31 Jul 2013, BioSpectrum Bureau , BioSpectrum
Singapore: The Jikei University School of Medicine has become the second Japanese university to find that clinical data had been manipulated for a Novartis Pharma drug that lowers blood pressure.
In a statement distributed at a press conference, Dr Seibu Mochizuki, the Jikei cardiologist who led the study and corresponding author of the paper on the drug that was published in the Lancet medical journal in 2007, wrote "I take full responsibility." He also said that he has requested the paper's retraction.
The development came after the Kyoto Prefectural University of Medicine announced in mid-July it had found manipulation of clinical research data on Diovan, marketed as valsartan by Novartis.
Novartis Pharma, a Japanese unit of Swiss drug company Novartis AG, claimed that a third-party investigation found no evidence a former employee had manipulated or altered the data. The former employee had participated in a group to analyze blood pressure data in the clinical research.

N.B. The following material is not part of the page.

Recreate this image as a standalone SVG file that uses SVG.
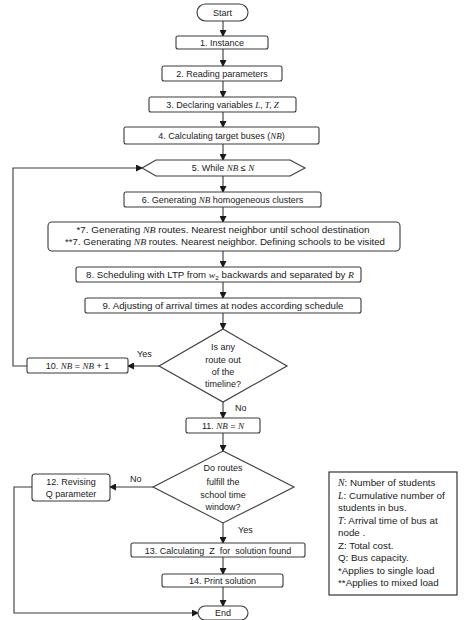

However, the Jikei investigating committee found that a substantial amount of blood pressure data used for analysis did not match patient records, indicating deliberate manipulation. The report states that this manipulation was not done by anyone associated with Jikei, but occurred during data analysis. At a news conference, Mr Kazuhiro Hashimoto, chairman of a Jikei investigation committee, indicated that the former employee might have manipulated the data, while noting that this former worker denied such wrongdoing in an interview. An interim report by the committee said a large part of the blood pressure data on which the Mochizuki paper was based differed from data on medical record.
It also said the Mochizuki paper wrongly described the data analysis group as independent from Novartis Pharma even though the former employee took part in the group. The data manipulation and incorrect description indicate that the Mochizuki paper is basically defective and lacks credibility, it said.

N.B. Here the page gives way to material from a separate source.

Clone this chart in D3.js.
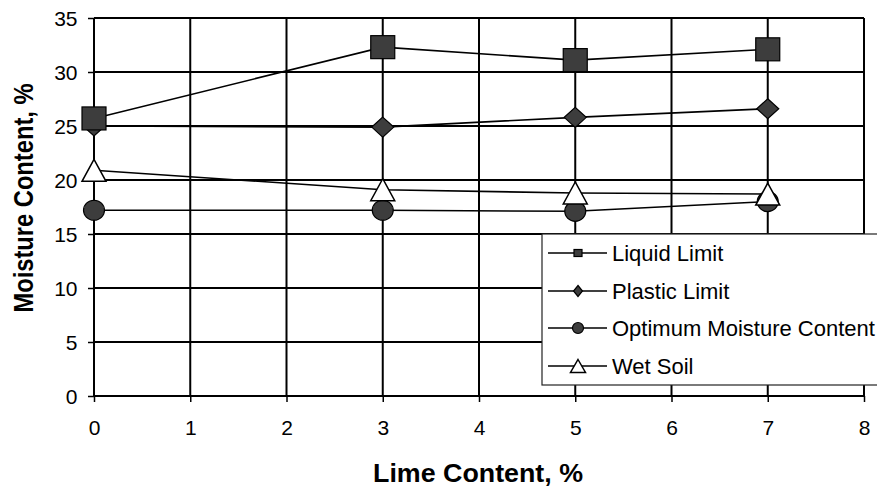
<!DOCTYPE html>
<html>
<head>
<meta charset="utf-8">
<script src="https://cdn.jsdelivr.net/npm/d3@7"></script>
<style>
  html, body { margin: 0; padding: 0; background: #fff; }
  svg { display: block; }
  text { font-family: "Liberation Sans", Arial, sans-serif; fill: #000; }
</style>
</head>
<body>
<svg id="chart" width="877" height="488"></svg>
<script>
// Lime content (%) at which each test was run
const limeContent = [0, 3, 5, 7];

// Moisture content (%) for each series
const liquidLimit = [25.7, 32.3, 31.1, 32.1];
const plasticLimit = [25.0, 24.9, 25.8, 26.6];
const optimumMoisture = [17.2, 17.2, 17.1, 18.0];
const wetSoil = [20.9, 19.1, 18.8, 18.7];

const seriesNames = ["Liquid Limit", "Plastic Limit", "Optimum Moisture Content", "Wet Soil"];
const xTicks = [0, 1, 2, 3, 4, 5, 6, 7, 8];
const yTicks = [0, 5, 10, 15, 20, 25, 30, 35];

const xTitle = "Lime Content, %";
const yTitle = "Moisture Content, %";

const svg = d3.select("#chart");

const x = d3.scaleLinear().domain([0, 8]).range([94, 864]);
const y = d3.scaleLinear().domain([0, 35]).range([396, 18]);

// Marker shapes, drawn around (0,0)
const shapes = {
  square: (g, big) => {
    const w = big ? 24 : 8, h = big ? 23 : 7;
    g.append("rect").attr("x", -w / 2).attr("y", -h / 2).attr("width", w).attr("height", h)
      .attr("fill", "#3d3d3d").attr("stroke", "#000").attr("stroke-width", 1.2);
  },
  diamond: (g, big) => {
    const w = big ? 11 : 4.5, h = big ? 10 : 5.5;
    g.append("path").attr("d", `M0,${-h}L${w},0L0,${h}L${-w},0Z`)
      .attr("fill", "#3d3d3d").attr("stroke", "#000").attr("stroke-width", 1.2);
  },
  circle: (g, big) => {
    g.append("ellipse").attr("rx", big ? 10.5 : 5.5).attr("ry", big ? 10 : 5.5)
      .attr("fill", "#3d3d3d").attr("stroke", "#000").attr("stroke-width", 1.2);
  },
  triangle: (g, big) => {
    const w = big ? 12 : 7.5, h = big ? 11 : 6.5;
    g.append("path").attr("d", `M0,${-h}L${w},${h}L${-w},${h}Z`)
      .attr("fill", "#fff").attr("stroke", "#000").attr("stroke-width", 1.5);
  }
};

const series = [
  { name: seriesNames[1], values: plasticLimit, shape: "diamond" },
  { name: seriesNames[2], values: optimumMoisture, shape: "circle" },
  { name: seriesNames[0], values: liquidLimit, shape: "square" },
  { name: seriesNames[3], values: wetSoil, shape: "triangle" }
];

// Grid
const grid = svg.append("g");
grid.selectAll("line.h").data(yTicks).join("line")
  .attr("x1", x(0)).attr("x2", x(8))
  .attr("y1", d => y(d)).attr("y2", d => y(d))
  .attr("stroke", "#000").attr("stroke-width", 2);
grid.selectAll("line.v").data(xTicks).join("line")
  .attr("y1", y(0)).attr("y2", y(35))
  .attr("x1", d => x(d)).attr("x2", d => x(d))
  .attr("stroke", "#000").attr("stroke-width", 2);

// Axes (tick marks and labels)
const xAxis = svg.append("g").attr("transform", `translate(0,${y(0)})`)
  .call(d3.axisBottom(x).tickValues(xTicks).tickSize(6).tickPadding(18).tickFormat(d3.format("d")));
const yAxis = svg.append("g").attr("transform", `translate(${x(0)},0)`)
  .call(d3.axisLeft(y).tickValues(yTicks).tickSize(6).tickPadding(10).tickFormat(d3.format("d")));
[xAxis, yAxis].forEach(a => {
  a.select(".domain").remove();
  a.selectAll(".tick line").attr("stroke", "#000").attr("stroke-width", 1.5);
  a.selectAll(".tick text").attr("font-size", 21).attr("font-family", "'Liberation Sans', Arial, sans-serif").attr("fill", "#000");
});
xAxis.selectAll(".tick text").attr("dy", "0.71em");
yAxis.selectAll(".tick text").attr("dx", "-0.5px").attr("dy", "0.36em");

// Series lines and markers
const line = d3.line().x((d, i) => x(limeContent[i])).y(d => y(d));
series.forEach(s => {
  svg.append("path").datum(s.values).attr("d", line)
    .attr("fill", "none").attr("stroke", "#000").attr("stroke-width", 1.6);
  s.values.forEach((v, i) => {
    const g = svg.append("g").attr("transform", `translate(${x(limeContent[i])},${y(v)})`);
    shapes[s.shape](g, true);
  });
});

// Legend
const legendOrder = [
  { name: seriesNames[0], shape: "square" },
  { name: seriesNames[1], shape: "diamond" },
  { name: seriesNames[2], shape: "circle" },
  { name: seriesNames[3], shape: "triangle" }
];
const legend = svg.append("g");
legend.append("rect").attr("x", 542).attr("y", 234).attr("width", 345).attr("height", 151)
  .attr("fill", "#fff").attr("stroke", "#222").attr("stroke-width", 1.2);
const rowY = [253, 291, 328, 366];
legendOrder.forEach((d, i) => {
  const g = legend.append("g").attr("transform", `translate(0,${rowY[i]})`);
  g.append("line").attr("x1", 548).attr("x2", 607).attr("y1", 0).attr("y2", 0)
    .attr("stroke", "#000").attr("stroke-width", 1.6);
  const m = g.append("g").attr("transform", "translate(578,0)");
  shapes[d.shape](m, false);
  g.append("text").attr("x", 612).attr("y", 0).attr("dy", "0.36em")
    .attr("font-size", 22).text(d.name);
});

// Axis titles
svg.append("text").attr("x", 478).attr("y", 482).attr("text-anchor", "middle")
  .attr("font-size", 26).attr("font-weight", "bold")
  .attr("textLength", 210).attr("lengthAdjust", "spacingAndGlyphs").text(xTitle);
svg.append("text").attr("transform", "translate(33,198) rotate(-90)").attr("text-anchor", "middle")
  .attr("font-size", 27).attr("font-weight", "bold")
  .attr("textLength", 229).attr("lengthAdjust", "spacingAndGlyphs").text(yTitle);
</script>
</body>
</html>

Valsartan was originally approved in Japan for the treatment of high blood pressure in 2000. In a postmarketing clinical trial, the Jikei Heart Study followed more than 3000 patients for three years with participants taking valsartan or an alternative hypertension drug. In their Lancet paper, the researchers claimed that patients taking valsartan not only saw improvements in their blood pressure, but also had reduced risk of stroke, heart failure, and other cardiovascular complications.